St. Augustine Portrait Photographer, Daniel Bagan’s portrait of Gloria Steinem and Dorothy Pitman Hughes has been acquired as part of the Smithsonian National Portrait Gallery permanent collection. More than 45 years since the original Dan Winn image appeared in Esquire magazine, their message has not dimmed with age.
With the acquisition of a new portrait into its collection, the Smithsonian National Portrait Gallery validates the historic significance and power of the re-enactment of their “Raised Fists” statement of equal rights for women and blacks.
“The moment was right, the women were dynamically engaged in their iconic stance, and the result was inspiring,” Bagan told Historic City News reporters in St Augustine. “Even decades later, their power and beauty show no sign of age, just wisdom reflected in a soft smile.”
Smithsonian officials have yet to announce plans for exhibiting the new portrait. In addition to the Smithsonian, Bagan’s portrait can be found in the Museum of the City of New York’s exhibit “Beyond Suffrage: A Century of New York Women in Politics” October 2017 –June 2018, in Jacksonville at the Thomas G. Carpenter Library at the University of North Florida and in St. Augustine at the Plum Gallery.

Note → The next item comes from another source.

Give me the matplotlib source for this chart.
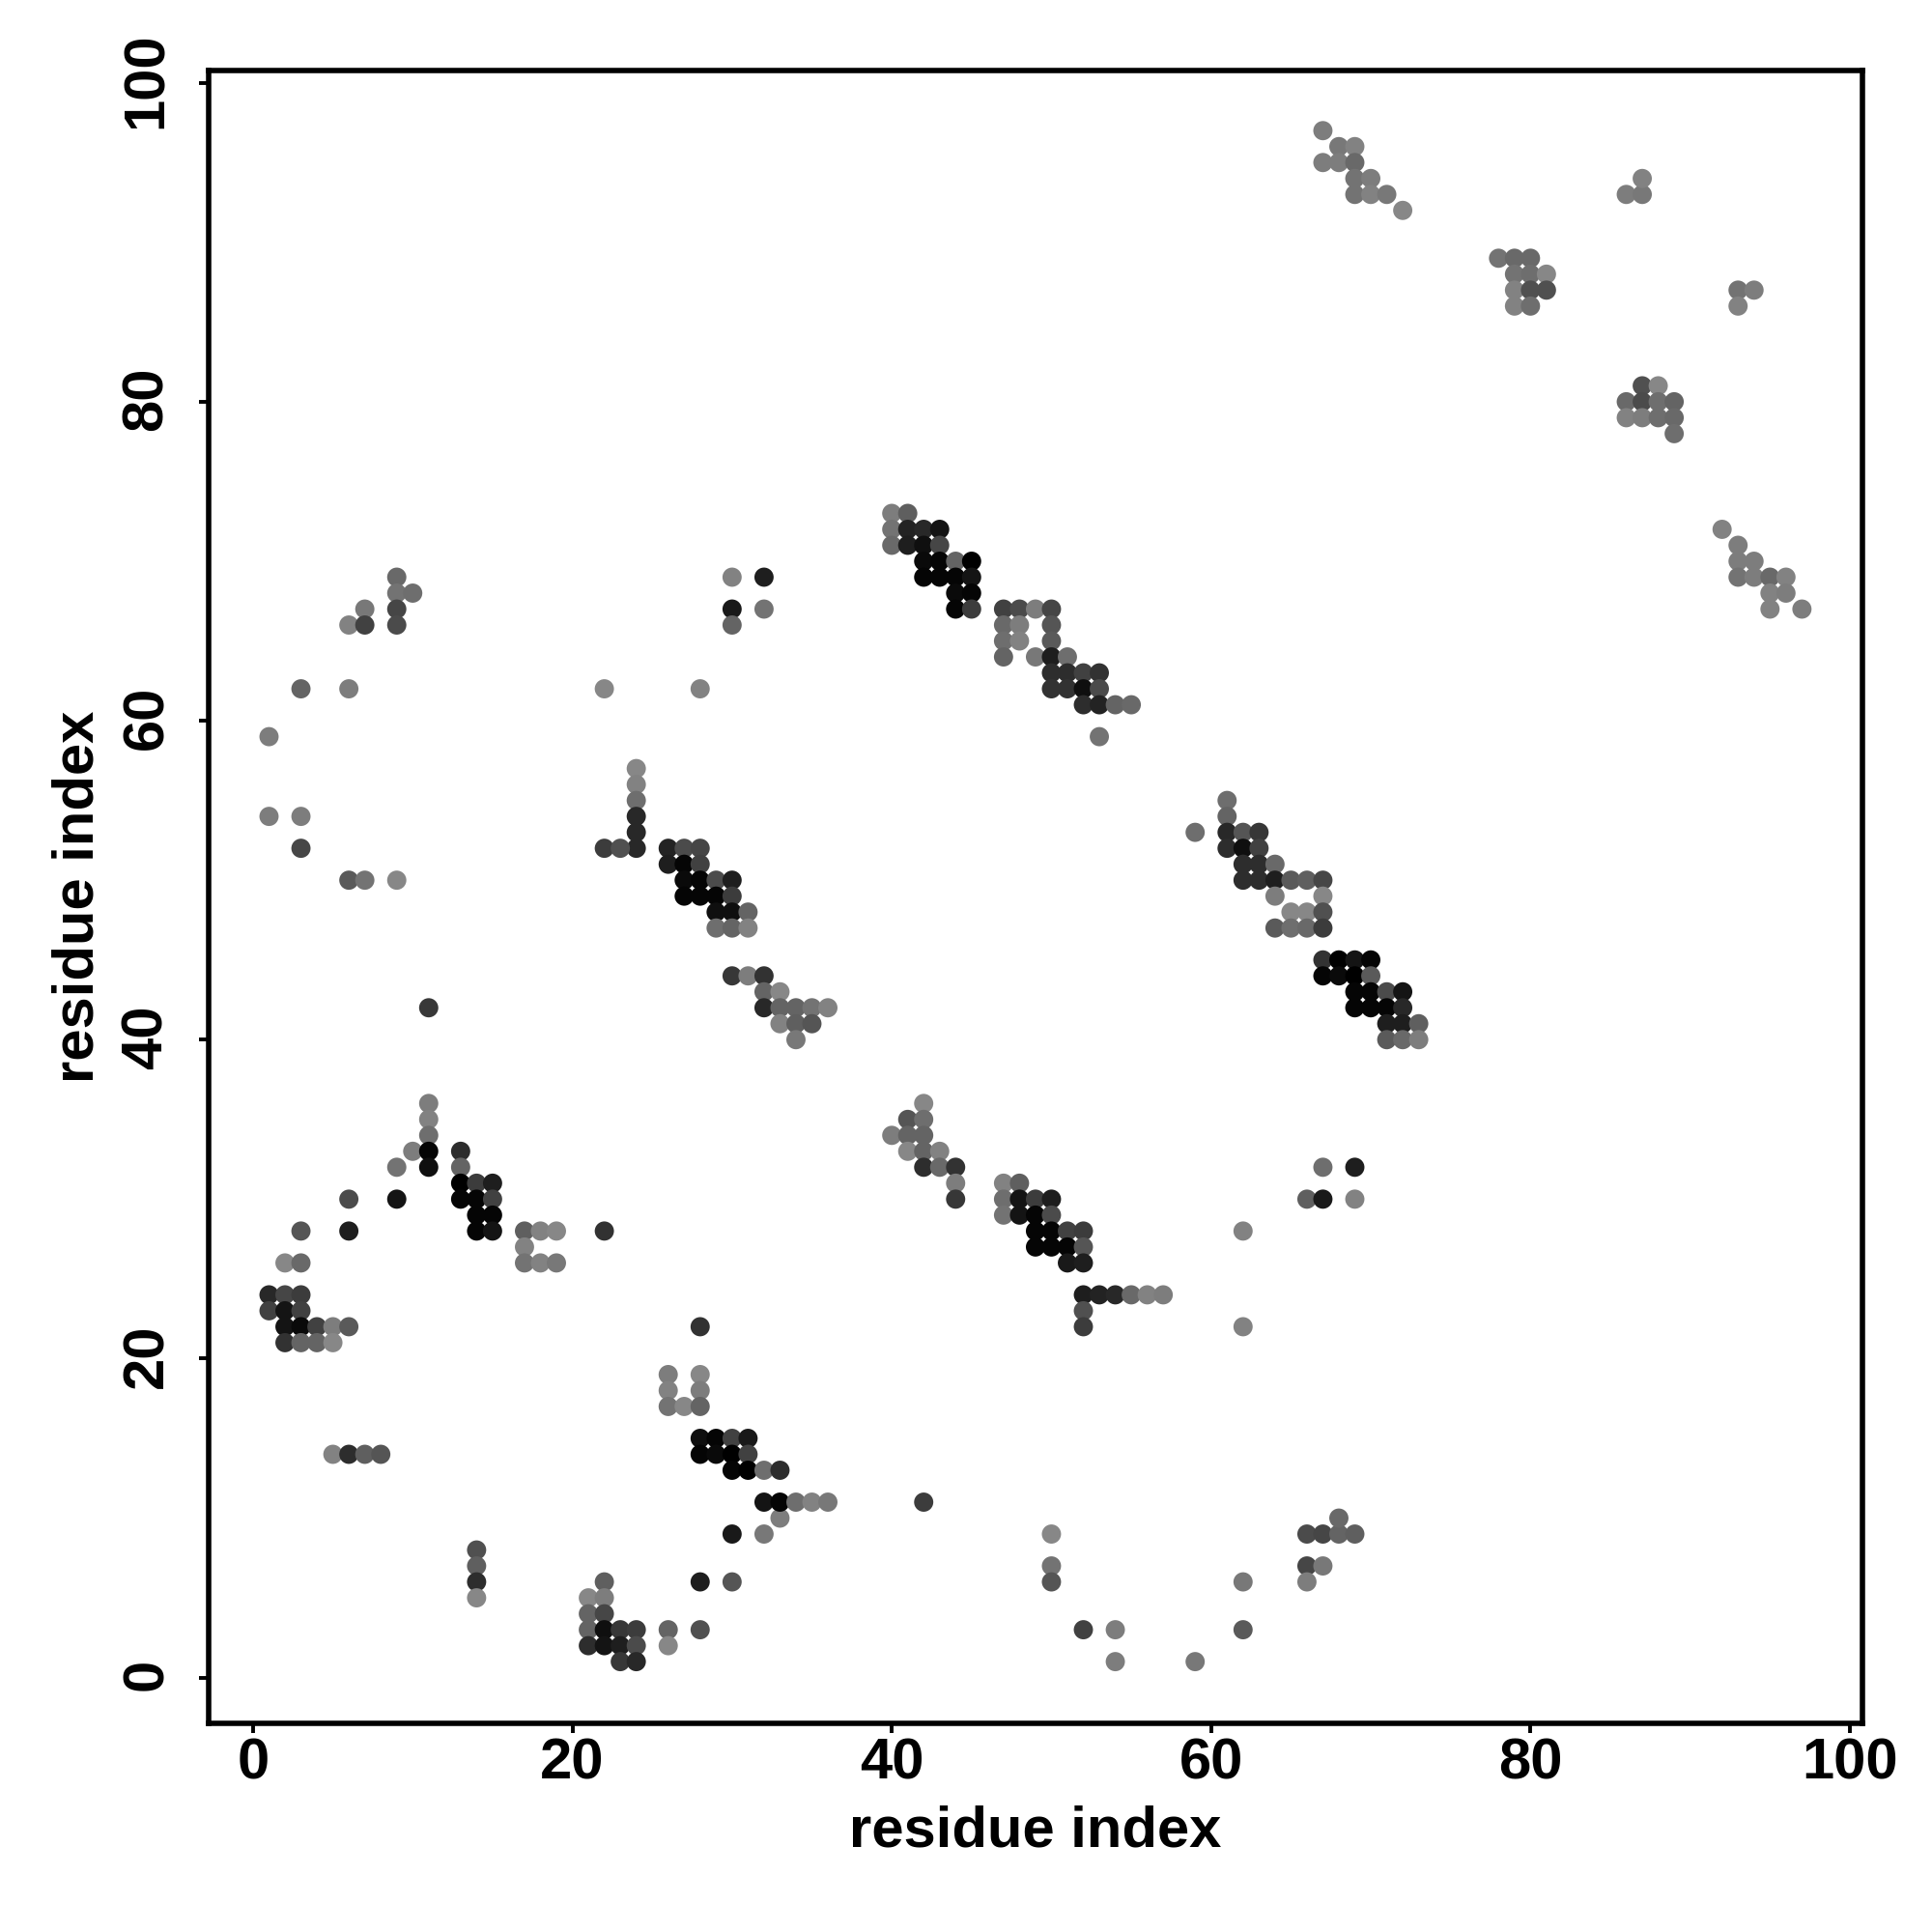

For Pitman Hughes and Steinem, the new portrait featuring the defiant black power salute again helps open dialog on sexism and racism that is still vitally needed today, while demonstrating their continued hope for positive change.
“We must have difficult conversations, and it’s also important to talk about the learning, growing, friendship and joy that come from having them,” said Steinem. “So, it’s important to say that in real life, neither Dorothy nor I would give up – or be the same without – our nearly half-century of shared hopes, differences, laughter and friendship.”
The partnership between Steinem and Pitman Hughes began in the early 1970s as the pair took to the podium to discuss the importance of intersectional feminism. Together they founded Ms. Magazine and the Women’s Action Alliance. Decades later, the impact of their partnership has not waned. They remain an inspiration to activists across the country as they continue to push for racial and gender equality.
“The symbolism of a black and white woman standing together, demonstrating the black power salute is as important now as it was in the 70s,” said Pitman Hughes. “A hundred years of the suffrage movement has not eliminated racism, classism and sexism. Black women and white women can make this change together, but not until we acknowledge and resolve the racism problem that stands between us.”